TASK TO CARRY OUT: List all the lines in these records that hold "this".

----- LISTING

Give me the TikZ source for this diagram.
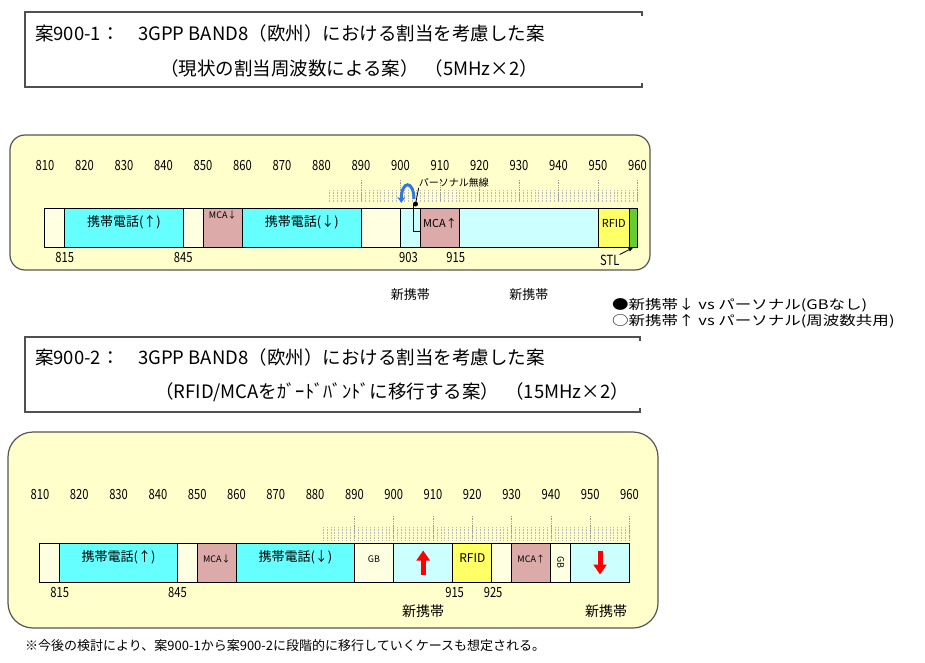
\documentclass[tikz,border=0pt]{standalone}
\usepackage{fontspec}
\setmainfont{Noto Sans CJK JP}
\newfontfamily\wideJP[FakeStretch=1.25]{Noto Sans CJK JP}
\newfontfamily\narrowJP[FakeStretch=0.8]{Noto Sans CJK JP}
\usetikzlibrary{positioning, fit, arrows.meta}

\begin{document}
\begin{tikzpicture}[
    x=1pt, y=-1pt,
    >=Stealth, % Pfeilspitzen
    % --- Farben der Frequenzbereiche ---
    panelFill/.style={fill={rgb,255:red,255;green,255;blue,204}, draw={rgb,255:red,85;green,85;blue,85}, line width=1.2pt},
    freeFill/.style={fill={rgb,255:red,255;green,255;blue,226}},
    mobFill/.style={fill={rgb,255:red,102;green,255;blue,255}},
    newFill/.style={fill={rgb,255:red,204;green,255;blue,255}},
    mcaFill/.style={fill={rgb,255:red,221;green,170;blue,170}},
    rfidFill/.style={fill={rgb,255:red,255;green,255;blue,102}},
    stlFill/.style={fill={rgb,255:red,102;green,204;blue,51}},
    % --- Node-Stile ---
    titleFrame/.style={draw={rgb,255:red,80;green,80;blue,80}, line width=1.5pt},
    titleText/.style={anchor=west, inner sep=0pt, font=\fontsize{18.5}{20}\selectfont},
    cell/.style={draw=black, line width=1pt, inner sep=0pt, font=\fontsize{13}{15}\selectfont},
    smallText/.style={inner sep=0pt, font=\fontsize{9}{10}\selectfont},
    scaleLabel/.style={inner sep=0pt, font=\narrowJP\fontsize{14}{15}\selectfont},
    newLabel/.style={inner sep=0pt, font=\fontsize{14}{16}\selectfont},
    legendText/.style={anchor=west, inner sep=0pt, font=\wideJP\fontsize{13.2}{15}\selectfont},
    noteText/.style={anchor=west, inner sep=0pt, font=\fontsize{13}{14}\selectfont},
    % --- Linienstile ---
    tickMajor/.style={draw=gray!80, densely dotted, line width=0.7pt},
    tickMinor/.style={draw=gray!55, densely dotted, line width=0.6pt},
    leader/.style={draw=black, line width=0.8pt},
    dot/.style={circle, fill=black, inner sep=0pt, minimum size=5pt},
    shareArc/.style={draw={rgb,255:red,51;green,119;blue,221}, line width=3pt},
    bigArrow/.style={draw=red, line width=5pt, -{Triangle[width=13pt, length=10pt]}}
]
    \fill[white] (0,0) rectangle (925,663);
    \useasboundingbox (0,0) rectangle (925,663);

    % ===========================
    % 1. TITEL 900-1
    % ===========================
    \draw[titleFrame] (642,16) -- (642,12) -- (25,12) -- (25,87) -- (642,87) -- (642,83);
    \node[titleText] (T1a) at (35,33) {案900-1：　3GPP BAND8（欧州）における割当を考慮した案};
    \node[titleText] (T1b) at (160,68) {（現状の割当周波数による案）\hspace{6pt}（5MHz×2）};

    % ===========================
    % 2. PANEL 900-1
    % ===========================
    \draw[panelFill, rounded corners=15pt] (10,135) rectangle (650,270);

    \begin{scope}[x=3.95pt, xshift=-3154.5pt]
        % Skala
        \foreach \f in {810,820,...,960}
            \node[scaleLabel] (a\f) at (\f,166) {\f};
        \foreach \f in {882,...,960}
            \draw[tickMinor] (\f,190) -- (\f,202);
        \foreach \f in {890,900,...,960}
            \draw[tickMajor] (\f,180) -- (\f,202);

        % Frequenzbereiche
        \node[cell, freeFill, fit={(810,208) (815,247)}] (aFree1) {};
        \node[cell, mobFill,  fit={(815,208) (845,247)}] (aUp) {携帯電話(↑)};
        \node[cell, freeFill, fit={(845,208) (850,247)}] (aFree2) {};
        \node[cell, mcaFill,  fit={(850,208) (860,247)}] (aMcaDn) {};
        \node[cell, mobFill,  fit={(860,208) (890,247)}] (aDn) {携帯電話(↓)};
        \node[cell, freeFill, fit={(890,208) (900,247)}] (aFree3) {};
        \node[cell, newFill,  fit={(900,208) (905,247)}] (aPers) {};
        \node[cell, mcaFill,  fit={(905,208) (915,247)}, font=\fontsize{11}{12}\selectfont] (aMcaUp) {MCA↑};
        \node[cell, newFill,  fit={(915,208) (950,247)}] (aNew) {};
        \node[cell, rfidFill, fit={(950,208) (958,247)}, font=\fontsize{11}{12}\selectfont] (aRfid) {RFID};
        \node[cell, stlFill,  fit={(958,208) (960,247)}] (aStl) {};
        \node[smallText, below=3pt of aMcaDn.north] (aMcaDnT) {MCA↓};

        % Grenzwerte unter dem Balken
        \node[scaleLabel] (b815) at (815,258) {815};
        \node[scaleLabel] (b845) at (845,258) {845};
        \node[scaleLabel] (b903) at (902,258) {903};
        \node[scaleLabel] (b915) at (914,258) {915};
        \node[scaleLabel] (aStlT) at (953,260) {STL};

        % Pers. Funk: Markierung, Bogen, Hinweislinien
        \node[dot] (pDot) at (903.8,204) {};
        \node[smallText, anchor=west, font=\fontsize{10}{11}\selectfont] (pLabel) at (904.6,183) {パーソナル無線};
        \draw[shareArc, {Stealth[length=6pt, width=8pt]}-] (900.2,203) .. controls (900.2,180) and (903.4,180) .. (903.4,199);
        \draw[leader] (pDot.center) -- (pLabel.south west);
        \draw[leader] ([xshift=-2pt]pDot.center) |- ([yshift=-4pt]aMcaUp.west);
        \draw[leader, -{Latex[length=5pt, width=4pt]}] (aStlT.north east) -- (aStl.south);

        % neue Mobilfunkbereiche
        \node[newLabel, font=\fontsize{13}{14}\selectfont, below=41pt of aPers.south] (aNewT1) {新携帯};
        \node[newLabel, font=\fontsize{13}{14}\selectfont, below=41pt of aNew.south] (aNewT2) {新携帯};
    \end{scope}

    % Legende
    \node[legendText] (L1) at (612,305) {●新携帯↓ vs パーソナル(GBなし)};
    \node[legendText] (L2) at (612,321) {○新携帯↑ vs パーソナル(周波数共用)};

    % ===========================
    % 3. TITEL 900-2
    % ===========================
    \draw[titleFrame] (640,341) -- (640,337) -- (25,337) -- (25,412) -- (640,412) -- (640,408);
    \node[titleText] (T2a) at (35,357) {案900-2：　3GPP BAND8（欧州）における割当を考慮した案};
    \node[titleText] (T2b) at (155,392) {（RFID/MCAをｶﾞｰﾄﾞﾊﾞﾝﾄﾞに移行する案）\hspace{6pt}（15MHz×2）};

    % ===========================
    % 4. PANEL 900-2
    % ===========================
    \draw[panelFill, rounded corners=25pt] (8,432) rectangle (658,628);

    \begin{scope}[x=3.93pt, xshift=-3143.3pt]
        % Skala
        \foreach \f in {810,820,...,960}
            \node[scaleLabel] (c\f) at (\f,495) {\f};
        \foreach \f in {882,...,960}
            \draw[tickMinor] (\f,527) -- (\f,540);
        \foreach \f in {890,900,...,960}
            \draw[tickMajor] (\f,516) -- (\f,540);

        % Frequenzbereiche
        \node[cell, freeFill, fit={(810,543) (815,582)}] (bFree1) {};
        \node[cell, mobFill,  fit={(815,543) (845,582)}] (bUp) {携帯電話(↑)};
        \node[cell, freeFill, fit={(845,543) (850,582)}] (bFree2) {};
        \node[cell, mcaFill,  fit={(850,543) (860,582)}, font=\fontsize{9}{10}\selectfont] (bMcaDn) {MCA↓};
        \node[cell, mobFill,  fit={(860,543) (890,582)}] (bDn) {携帯電話(↓)};
        \node[cell, freeFill, fit={(890,543) (900,582)}, font=\fontsize{9}{10}\selectfont] (bGB1) {GB};
        \node[cell, newFill,  fit={(900,543) (915,582)}] (bNewUp) {};
        \node[cell, rfidFill, fit={(915,543) (925,582)}, font=\fontsize{12}{13}\selectfont] (bRfid) {RFID};
        \node[cell, freeFill, fit={(925,543) (930,582)}] (bFree3) {};
        \node[cell, mcaFill,  fit={(930,543) (940,582)}, font=\fontsize{9}{10}\selectfont] (bMcaUp) {MCA↑};
        \node[cell, freeFill, fit={(940,543) (945,582)}] (bGB2) {};
        \node[cell, newFill,  fit={(945,543) (960,582)}] (bNewDn) {};
        \node[smallText, rotate=-90] (bGB2T) at (bGB2.center) {GB};

        % Pfeile fuer neue Bereiche
        \draw[bigArrow] ([yshift=-12pt]bNewUp.center) -- ([yshift=12pt]bNewUp.center);
        \draw[bigArrow] ([yshift=12pt]bNewDn.center) -- ([yshift=-12pt]bNewDn.center);

        % Grenzwerte unter dem Balken
        \node[scaleLabel] (d815) at (815,593) {815};
        \node[scaleLabel] (d845) at (845,593) {845};
        \node[scaleLabel] (d915) at (915.5,593) {915};
        \node[scaleLabel] (d925) at (925.3,593) {925};

        \node[newLabel, below=22pt of bNewUp.south] (bNewT1) {新携帯};
        \node[newLabel, below=22pt of bNewDn.south, xshift=6pt] (bNewT2) {新携帯};
    \end{scope}

    % Fussnote
    \node[noteText] (note) at (25,646) {※今後の検討により、案900-1から案900-2に段階的に移行していくケースも想定される。};

\end{tikzpicture}
\end{document}
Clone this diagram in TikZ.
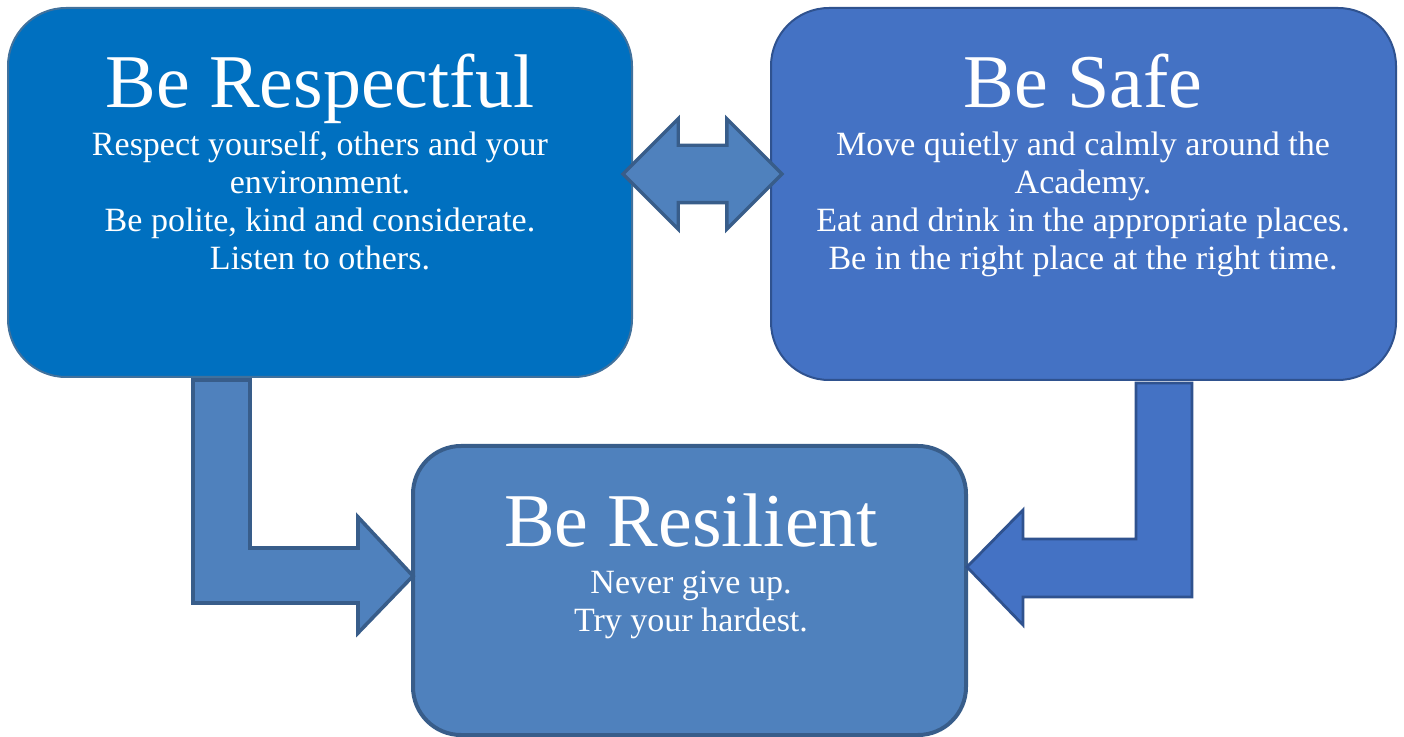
\documentclass[tikz,border=0pt]{standalone}
\usepackage{fontspec}
\setmainfont{Liberation Serif}
\usepackage{xcolor}
\usetikzlibrary{shapes.arrows, positioning}

\definecolor{respblue}{HTML}{0070C0}
\definecolor{respedge}{HTML}{41719C}
\definecolor{safeblue}{HTML}{4472C4}
\definecolor{safeedge}{HTML}{2F528F}
\definecolor{resblue}{HTML}{4F81BD}
\definecolor{resedge}{HTML}{385D8A}

\begin{document}
\begin{tikzpicture}[x=0.5pt, y=-0.5pt,
    rulebox/.style={draw, rounded corners=29pt, inner sep=0pt},
    headline/.style={white, anchor=base, inner sep=0pt, font=\fontsize{38}{44}\selectfont},
    bodytext/.style={white, anchor=north, inner sep=0pt, align=center, font=\fontsize{17}{19}\selectfont},
    blockarrow/.style={line width=1.8pt, line join=miter}]
    \useasboundingbox (0,0) rectangle (1404,737);

    % Boxes
    \node[rulebox, fill=respblue, draw=respedge, line width=1pt,
          minimum width=312pt, minimum height=184.5pt] (respect) at (320,192.5) {};
    \node[rulebox, fill=safeblue, draw=safeedge, line width=1pt,
          minimum width=312.5pt, minimum height=186pt] (safe) at (1083.5,194) {};
    \node[rulebox, rounded corners=24pt, fill=resblue, draw=resedge, line width=2pt,
          minimum width=276.5pt, minimum height=144.5pt] (resilient) at (689.5,590.5) {};

    % Texts
    \node[headline] (respectT) at (320,108) {Be Respectful};
    \node[bodytext] (respectB) at (320,128.4) {\strut Respect yourself, others and your\\
        environment.\\ Be polite, kind and considerate.\\ Listen to others.};
    \node[headline] (safeT) at (1083,108) {Be Safe};
    \node[bodytext] (safeB) at (1083,128.4) {\strut Move quietly and calmly around the\\
        Academy.\\ Eat and drink in the appropriate places.\\ Be in the right place at the right time.};
    \node[headline] (resilientT) at (691,547) {Be Resilient};
    \node[bodytext] (resilientB) at (691,566.4) {\strut Never give up.\\ Try your hardest.};

    % Double arrow between the top boxes
    \node[double arrow, draw=resedge, fill=resblue, line width=1.7pt,
          inner xsep=0pt, inner ysep=13.5pt,
          minimum height=79.5pt, double arrow head extend=13.25pt]
          (link) at (702.5,174) {};

    % L-shaped arrows into the bottom box
    \coordinate (leftTip) at (413,576);
    \coordinate (rightTip) at (967,567);
    \draw[blockarrow, draw=resedge, fill=resblue]
        (193,380) -- (250,380) -- (250,548) -- (358,548) -- (358,517) -- (leftTip)
        -- (358,633) -- (358,603) -- (193,603) -- cycle;
    \draw[blockarrow, draw=safeedge, fill=safeblue, line width=1.4pt]
        (1136,383) -- (1192,383) -- (1192,597) -- (1023,597) -- (1023,625) -- (rightTip)
        -- (1023,510) -- (1023,539) -- (1136,539) -- cycle;
\end{tikzpicture}
\end{document}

----------

THE RESULT:
Give me the TikZ source for this diagram.
Clone this diagram in TikZ.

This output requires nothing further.